A volunteer from Organizing for America, which is affiliated with President Barack Obama’s campaign, called me last Wednesday. She asked me who I was planning to vote for in the presidential election and followed up by asking me if I was registered. Once I told her that I was, she asked if I had thought about early voting. She told me that the Obama campaign is encouraging early voting to “avoid long lines on election day.” After a discussion we had a few classes ago, I decided to research other reasons for the Obama campaign to push early voting.

35% of voters are expected to vote early this year. This is up by approximately 5 percentage points from the 2008 election. In 2008, battleground states saw a much higher turn-out from early voters than the national average. (Source)

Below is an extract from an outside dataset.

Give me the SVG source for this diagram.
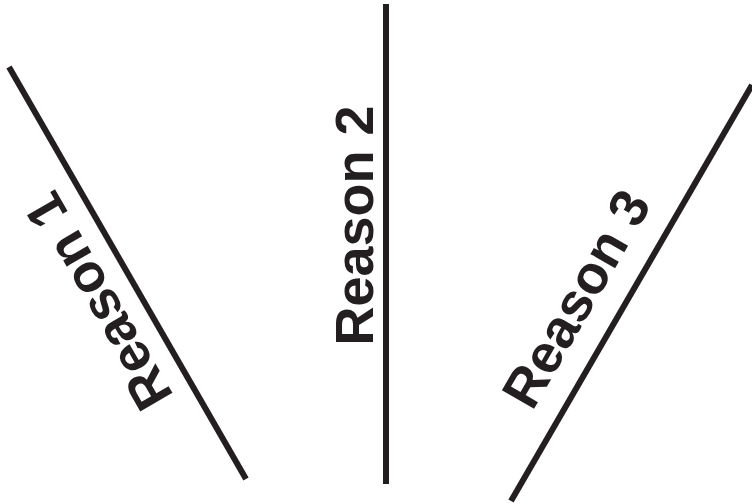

I have chosen to focus on three ways that early voting affects campaign strategies, specifically focusing on President Obama’s campaign: (1) partisan voters are more likely to vote early, (2) an “October Surprise” and (3) the convenience of early voting for certain demographics.

Paul Gronke, Director of the Early Voting Information Center at Reed College, said there is a common profile among early voters: they are decided.  There is no difference in the amount of Republicans that vote versus the amount of Democrats. (Source) However, according to an anonymous senior campaign aide for Obama, the campaign saves time and money if they lock-in votes from their supporters before election day. He told the Chicago Tribune that once they confirm an absentee ballot is sent, they no longer send that person mail, call them or knock on his or her door. This gives volunteers time to sway undecided voters and save their resources for getting out the vote on election day.  In addition to targeting strong supporters as the Obama campaign is doing, a spokesman for Mitt Romney’s campaign said they target people who are planning to vote Republican but can not be trusted to keep  that stance based on past voting history. (Source)

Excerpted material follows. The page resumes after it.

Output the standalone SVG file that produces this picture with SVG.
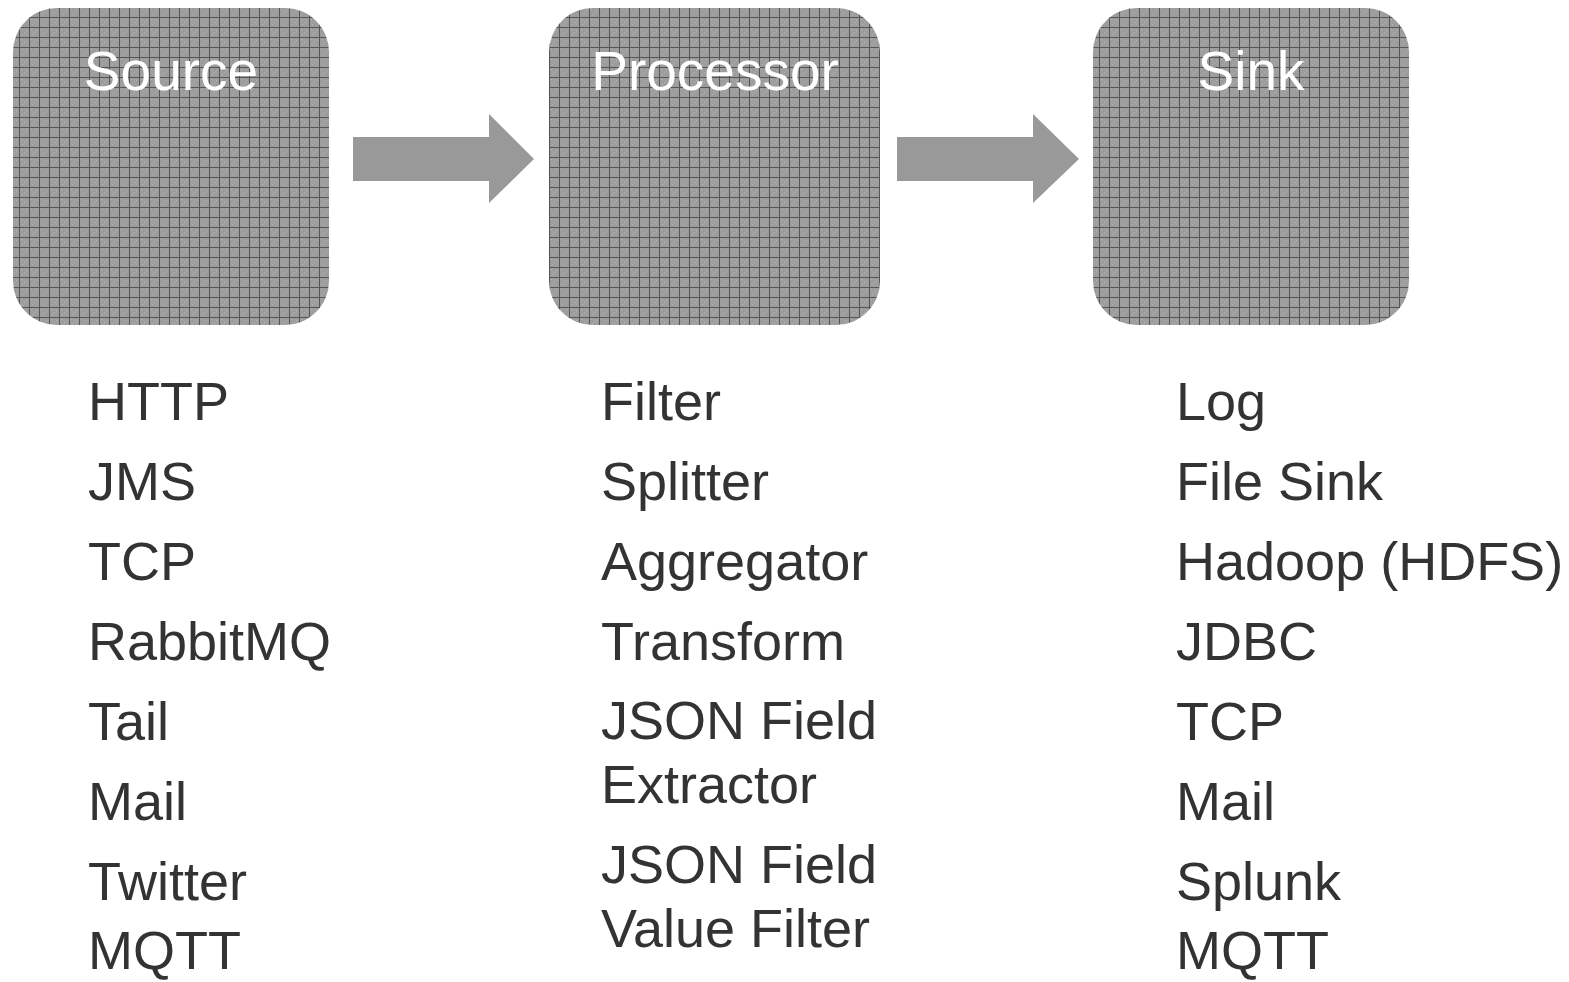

Michael D. Shear, a blogger for the New York Times posted on the political blog, The Caucus, about the “October Surprise.” The term refers to the possibility that an event will change the course of the election at the last minute. He cites examples of 2004 when Osama Bin Laden released a video on October 29 and in 1980 when voters were waiting for the release of the Iranian hostages. He outlines 5 possible events that could shift the electorate: foreign policy, the economy, a debate moment, investigative news or some other unprecedented event. Shear cites the situation in Benghazi and the last two job reports as events that could shift the poll numbers. (Source) If the situation in Libya worsens or if the last two job reports show little or no change, President Obama could lose support before November 6.

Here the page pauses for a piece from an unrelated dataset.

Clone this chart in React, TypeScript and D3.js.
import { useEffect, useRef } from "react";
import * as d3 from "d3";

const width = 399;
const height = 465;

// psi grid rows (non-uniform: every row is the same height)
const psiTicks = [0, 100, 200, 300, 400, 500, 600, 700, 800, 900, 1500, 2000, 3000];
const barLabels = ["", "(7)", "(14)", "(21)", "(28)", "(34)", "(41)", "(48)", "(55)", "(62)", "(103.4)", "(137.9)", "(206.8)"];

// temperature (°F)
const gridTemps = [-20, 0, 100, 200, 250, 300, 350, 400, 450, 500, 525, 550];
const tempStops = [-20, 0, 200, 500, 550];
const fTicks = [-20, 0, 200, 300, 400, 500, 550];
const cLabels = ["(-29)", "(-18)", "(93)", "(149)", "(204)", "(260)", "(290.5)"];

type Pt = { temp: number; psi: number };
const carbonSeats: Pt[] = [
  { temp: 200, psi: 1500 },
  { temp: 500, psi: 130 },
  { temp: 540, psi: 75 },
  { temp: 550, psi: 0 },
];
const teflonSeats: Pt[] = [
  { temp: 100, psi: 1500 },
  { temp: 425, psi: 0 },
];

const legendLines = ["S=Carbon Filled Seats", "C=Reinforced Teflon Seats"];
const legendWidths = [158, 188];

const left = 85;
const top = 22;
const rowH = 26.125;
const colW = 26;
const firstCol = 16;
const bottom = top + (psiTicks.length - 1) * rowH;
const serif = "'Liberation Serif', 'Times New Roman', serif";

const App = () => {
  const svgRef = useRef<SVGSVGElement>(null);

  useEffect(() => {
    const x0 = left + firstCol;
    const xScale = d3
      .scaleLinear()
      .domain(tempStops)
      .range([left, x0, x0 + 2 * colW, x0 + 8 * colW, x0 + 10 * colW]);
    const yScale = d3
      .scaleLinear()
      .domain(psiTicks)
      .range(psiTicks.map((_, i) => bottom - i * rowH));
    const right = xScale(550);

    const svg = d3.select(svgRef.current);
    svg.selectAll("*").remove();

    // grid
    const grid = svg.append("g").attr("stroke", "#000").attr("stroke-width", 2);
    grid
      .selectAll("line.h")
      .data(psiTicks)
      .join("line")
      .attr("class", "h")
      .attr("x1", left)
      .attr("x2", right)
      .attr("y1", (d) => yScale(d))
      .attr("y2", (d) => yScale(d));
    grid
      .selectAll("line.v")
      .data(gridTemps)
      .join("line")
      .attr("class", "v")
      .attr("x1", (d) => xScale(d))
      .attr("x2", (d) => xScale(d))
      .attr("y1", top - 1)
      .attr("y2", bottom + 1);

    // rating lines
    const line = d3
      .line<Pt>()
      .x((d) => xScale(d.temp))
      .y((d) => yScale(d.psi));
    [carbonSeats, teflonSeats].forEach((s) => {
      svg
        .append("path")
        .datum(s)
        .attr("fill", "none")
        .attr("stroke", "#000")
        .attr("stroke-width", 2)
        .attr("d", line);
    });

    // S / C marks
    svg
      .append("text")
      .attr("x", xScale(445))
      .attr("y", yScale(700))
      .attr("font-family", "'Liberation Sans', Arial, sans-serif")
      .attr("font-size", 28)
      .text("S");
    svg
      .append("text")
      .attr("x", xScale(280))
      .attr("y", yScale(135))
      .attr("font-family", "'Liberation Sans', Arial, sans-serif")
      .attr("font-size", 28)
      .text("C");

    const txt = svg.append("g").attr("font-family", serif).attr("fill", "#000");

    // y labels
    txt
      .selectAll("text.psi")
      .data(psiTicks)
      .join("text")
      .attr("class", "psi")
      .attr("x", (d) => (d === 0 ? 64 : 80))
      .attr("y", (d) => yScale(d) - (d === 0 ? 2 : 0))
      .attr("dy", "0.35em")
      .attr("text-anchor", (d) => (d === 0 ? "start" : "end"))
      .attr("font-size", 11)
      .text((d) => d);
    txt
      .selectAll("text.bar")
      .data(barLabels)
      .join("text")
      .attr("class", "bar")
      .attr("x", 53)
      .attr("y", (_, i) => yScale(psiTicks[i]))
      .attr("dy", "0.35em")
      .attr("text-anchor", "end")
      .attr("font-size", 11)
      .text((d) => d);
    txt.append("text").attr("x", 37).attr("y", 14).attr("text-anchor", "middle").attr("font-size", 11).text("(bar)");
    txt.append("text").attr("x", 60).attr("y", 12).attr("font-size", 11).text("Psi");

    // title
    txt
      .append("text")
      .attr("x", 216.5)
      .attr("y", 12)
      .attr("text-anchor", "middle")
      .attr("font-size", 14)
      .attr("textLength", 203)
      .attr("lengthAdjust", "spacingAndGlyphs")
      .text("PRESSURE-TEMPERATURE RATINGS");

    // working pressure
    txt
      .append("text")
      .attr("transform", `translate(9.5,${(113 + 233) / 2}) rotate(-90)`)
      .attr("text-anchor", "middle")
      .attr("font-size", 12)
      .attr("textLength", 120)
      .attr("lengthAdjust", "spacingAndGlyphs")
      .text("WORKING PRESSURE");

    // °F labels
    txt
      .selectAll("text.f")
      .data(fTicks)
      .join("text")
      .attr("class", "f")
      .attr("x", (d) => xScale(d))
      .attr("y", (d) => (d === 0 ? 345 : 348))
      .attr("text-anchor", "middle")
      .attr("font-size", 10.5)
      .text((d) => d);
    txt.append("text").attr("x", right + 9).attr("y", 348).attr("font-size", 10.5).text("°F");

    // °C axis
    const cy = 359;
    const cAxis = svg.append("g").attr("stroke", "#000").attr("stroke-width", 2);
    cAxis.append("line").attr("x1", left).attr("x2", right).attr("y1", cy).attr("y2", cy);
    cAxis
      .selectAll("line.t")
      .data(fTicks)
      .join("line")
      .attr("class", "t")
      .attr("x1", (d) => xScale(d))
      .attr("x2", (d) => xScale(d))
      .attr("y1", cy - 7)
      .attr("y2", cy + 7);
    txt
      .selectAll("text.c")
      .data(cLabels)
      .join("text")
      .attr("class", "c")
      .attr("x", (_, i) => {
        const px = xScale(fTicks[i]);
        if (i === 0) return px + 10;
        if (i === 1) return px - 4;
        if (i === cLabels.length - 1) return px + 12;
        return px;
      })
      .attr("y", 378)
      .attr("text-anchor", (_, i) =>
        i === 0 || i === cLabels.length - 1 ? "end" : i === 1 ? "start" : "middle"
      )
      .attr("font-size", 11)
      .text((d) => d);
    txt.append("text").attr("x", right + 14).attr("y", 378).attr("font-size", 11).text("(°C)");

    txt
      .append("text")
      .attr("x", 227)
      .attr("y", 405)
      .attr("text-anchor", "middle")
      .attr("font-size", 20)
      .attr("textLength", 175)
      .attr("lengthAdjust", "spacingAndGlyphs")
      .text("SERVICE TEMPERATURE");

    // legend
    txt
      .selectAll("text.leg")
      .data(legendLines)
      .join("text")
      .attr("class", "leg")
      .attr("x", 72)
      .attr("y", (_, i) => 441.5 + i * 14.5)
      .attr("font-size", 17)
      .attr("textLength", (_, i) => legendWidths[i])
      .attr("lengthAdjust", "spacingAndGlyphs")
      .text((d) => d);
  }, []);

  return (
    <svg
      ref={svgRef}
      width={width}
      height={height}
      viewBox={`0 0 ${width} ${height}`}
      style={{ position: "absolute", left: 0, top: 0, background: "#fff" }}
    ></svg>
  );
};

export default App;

Michelle Obama was recently in the swing state of North Carolina talking to college students. She described scenarios that could happen on election day. “The alarm goes off late on election day,” she said. “Maybe your forgot what day it is.” (Source) The main target for early voting is to demographics that are least likely to show up to the polls on election day whether it be because they do not have transportation to get there or they simply forgot. Though Gronke said there is no demographic that turns out to early vote more than another, the convenience that early voting provides is pushed by campaigns that target those that are least likely to show up on election day. (Source)

Less than half of the nation votes before election day, but the number of early voters is growing by a few percentage points each election cycle. The importance of locking in votes before major, number-shifting events aids the candidate that holds the lead. Locking in the votes from those that already support the candidate (whether he is in the lead or not) will shrink the amount of voters the candidate will have to use time and money on. By using these tactics, the format of the campaign is likely to change over the next election cycles as early voting becomes more popular.